In granting the temporary injunction, the judge, Sir Terence Etherton, ruled that the businessman was protected because at least five of his alleged victims had signed nondisclosure agreements and received “substantial” payouts. Publishing the allegations would amount to a breach of those deals, the judge wrote. The alleged perpetrator must be given an opportunity, the judge wrote, to show why his anonymity should be protected.
“There is a real prospect that publication by the Telegraph will cause immediate, substantial and possibly irreversible harm to all of the Claimants,” Etherton wrote in an opinion.
The Telegraph argued that the ruling was unfair because the newspaper did not have an agreement with the businessman in question. Its attorneys argued that there was a “clear public interest” in publishing the findings, “not least to alert those who might be applying to work for him.” According to the Telegraph, the businessman spent upward of $600,000 in fees for seven lawyers to fight publication of the piece.
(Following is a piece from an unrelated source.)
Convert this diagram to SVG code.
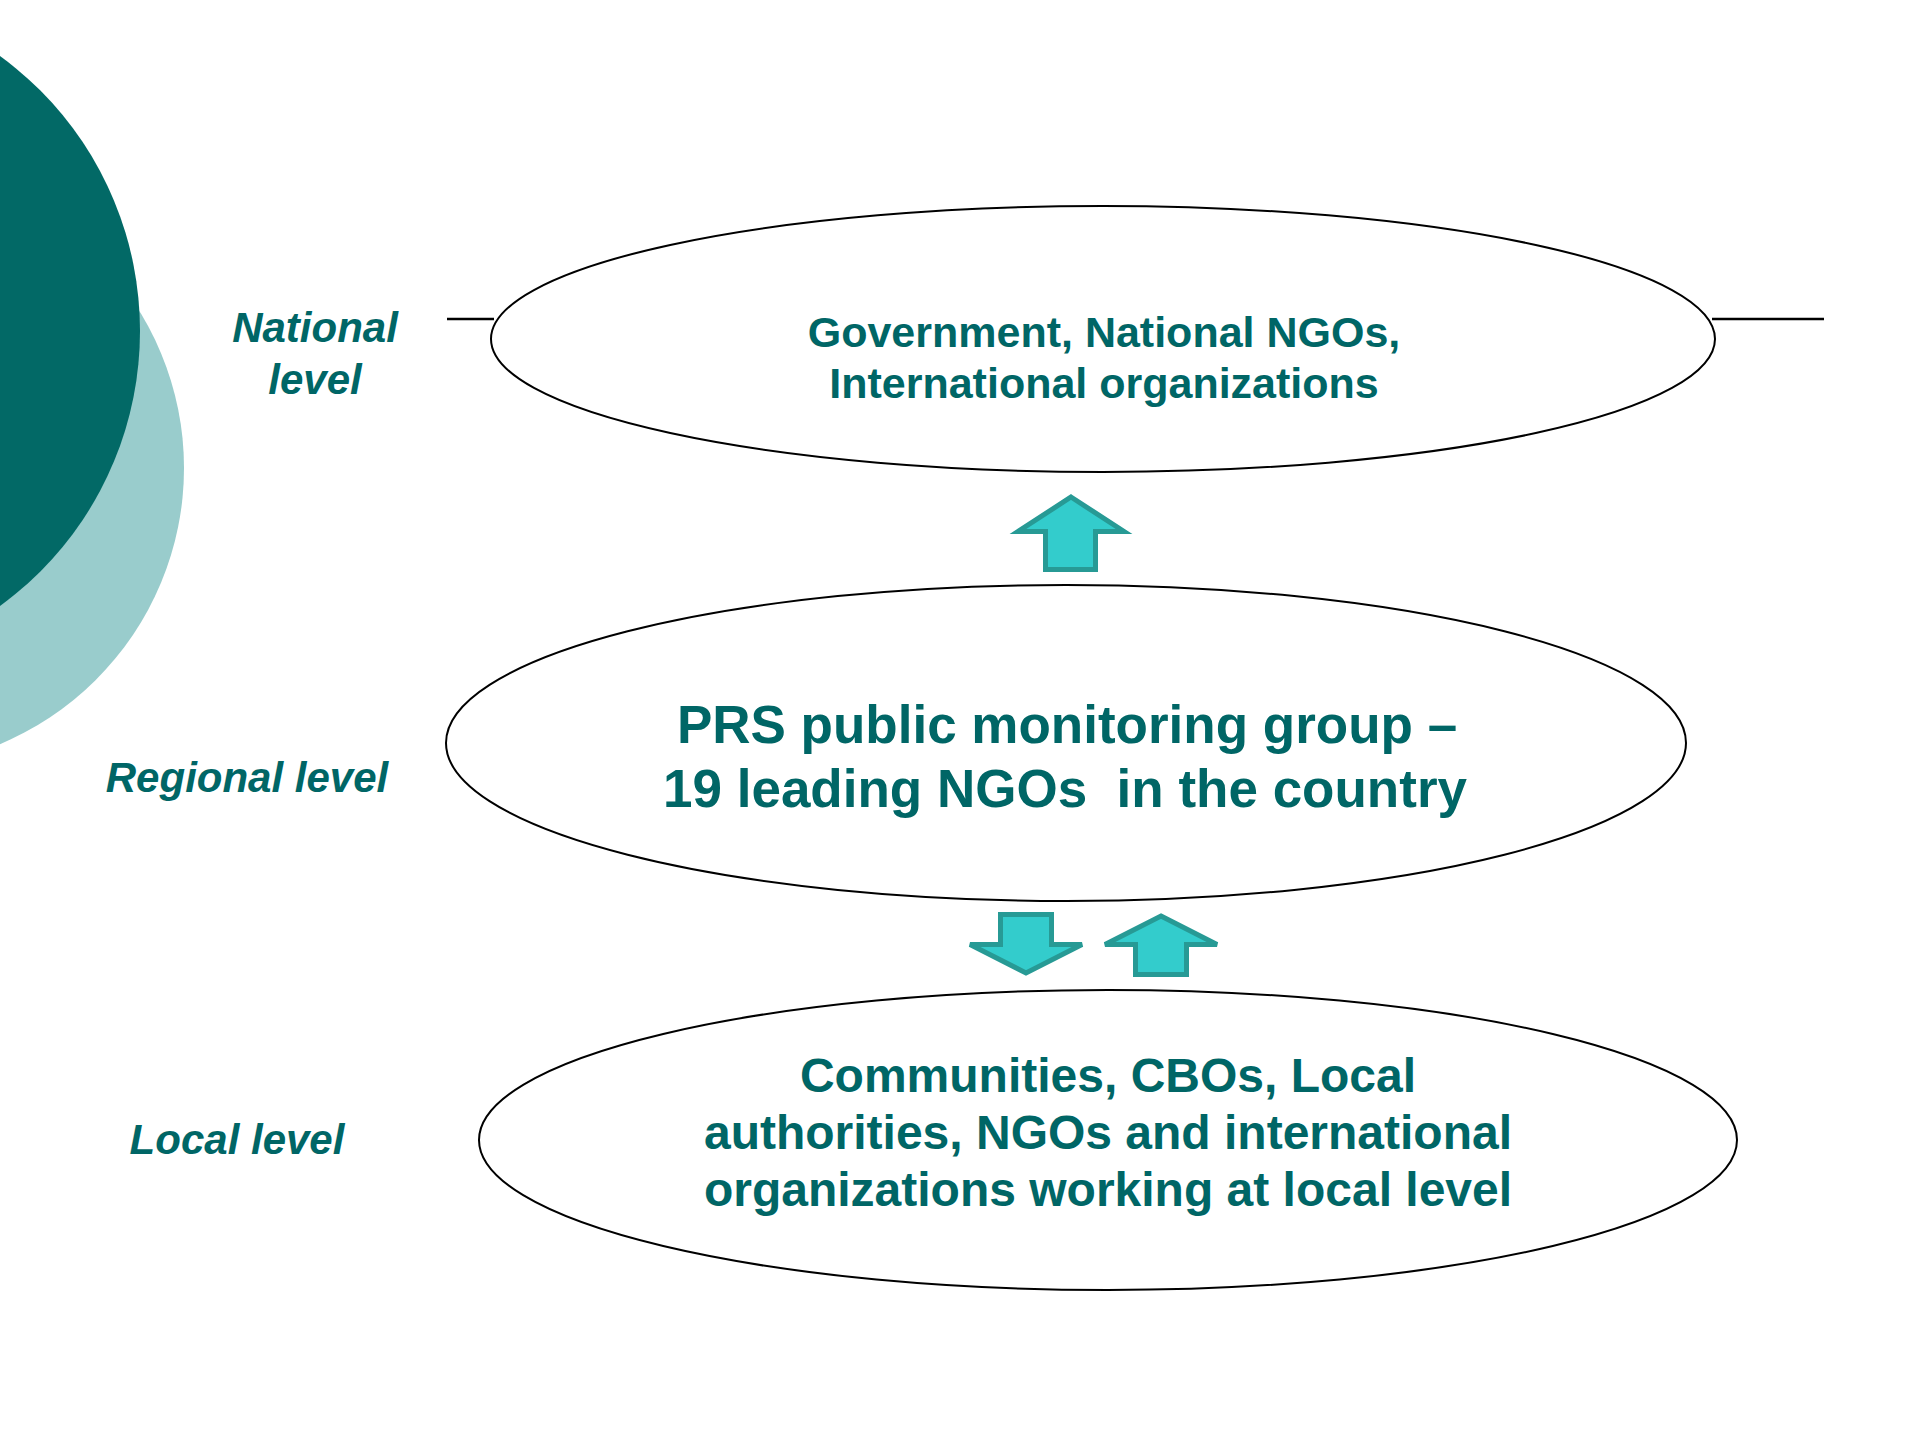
<svg xmlns="http://www.w3.org/2000/svg" width="1920" height="1440" viewBox="0 0 1920 1440">
<style>
.bg{fill:#ffffff}
.oval{fill:#ffffff;stroke:#000000;stroke-width:2}
.t{font-family:"Liberation Sans",Arial,sans-serif;font-weight:bold;fill:#006666;text-anchor:middle}
.lbl{font-family:"Liberation Sans",Arial,sans-serif;font-weight:bold;font-style:italic;fill:#006666;text-anchor:middle;font-size:42px}
.arrow{fill:#33CCCC;stroke:#279A95;stroke-width:5;stroke-linejoin:miter}
.rule{stroke:#000000;stroke-width:2.5}
</style>
<rect class="bg" x="0" y="0" width="1920" height="1440"/>
<g id="decor">
<ellipse cx="-118" cy="468" rx="302" ry="300" fill="#99CCCC"/>
<circle cx="-200" cy="331" r="340" fill="#026966"/>
</g>
<g id="labels">
<text class="lbl" x="315" y="342">National</text>
<text class="lbl" x="315" y="394">level</text>
<text class="lbl" x="247" y="792">Regional level</text>
<text class="lbl" x="237" y="1154">Local level</text>
</g>
<g id="connectors">
<line class="rule" x1="447" y1="319" x2="494" y2="319"/>
<line class="rule" x1="1712" y1="319" x2="1824" y2="319"/>
<path class="arrow" d="M1071,497 L1124,531.5 L1095.5,531.5 L1095.5,569.5 L1045.5,569.5 L1045.5,531.5 L1018,531.5 Z"/>
<path class="arrow" d="M1000.5,914.5 L1051.5,914.5 L1051.5,944.5 L1082,944.5 L1026,973 L970,944.5 L1000.5,944.5 Z"/>
<path class="arrow" d="M1161,916 L1217,944.5 L1186.5,944.5 L1186.5,974.5 L1135.5,974.5 L1135.5,944.5 L1105,944.5 Z"/>
</g>
<g id="national">
<ellipse class="oval" cx="1103" cy="339" rx="612" ry="133"/>
<text class="t" font-size="43" x="1104" y="347">Government, National NGOs,</text>
<text class="t" font-size="43" x="1104" y="398">International organizations</text>
</g>
<g id="regional">
<ellipse class="oval" cx="1066" cy="743" rx="620" ry="158"/>
<text class="t" font-size="53" x="1067" y="743">PRS public monitoring group –</text>
<text class="t" font-size="53" x="1065" y="807" xml:space="preserve">19 leading NGOs  in the country</text>
</g>
<g id="local">
<ellipse class="oval" cx="1108" cy="1140" rx="629" ry="150"/>
<text class="t" font-size="48" x="1108" y="1092">Communities, CBOs, Local</text>
<text class="t" font-size="48" x="1108" y="1149">authorities, NGOs and international</text>
<text class="t" font-size="48" x="1108" y="1206">organizations working at local level</text>
</g>
</svg>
On Wednesday, the Telegraph filled its front page with a story about the story. “The British #MeToo scandal which cannot be revealed,” the headline read.
“The accusations against the businessman, who cannot be identified, would be sure to reignite the #MeToo movement against the mistreatment of women, minorities and others by powerful employers,” the paper wrote in the article.
Critics say nondisclosure agreements are often used to silence critics and hide patterns of bad behavior.
British Prime Minister Theresa May has said that she would like to pass a law restricting the use of these kinds of agreements. On Tuesday, Maria Miller, chair of the Women and Equalities Committee in the House of Commons, called the use of gag orders “shocking.” NDAs should not be used “where there are accusations of sexual misconduct and wider bullying,” Miller said.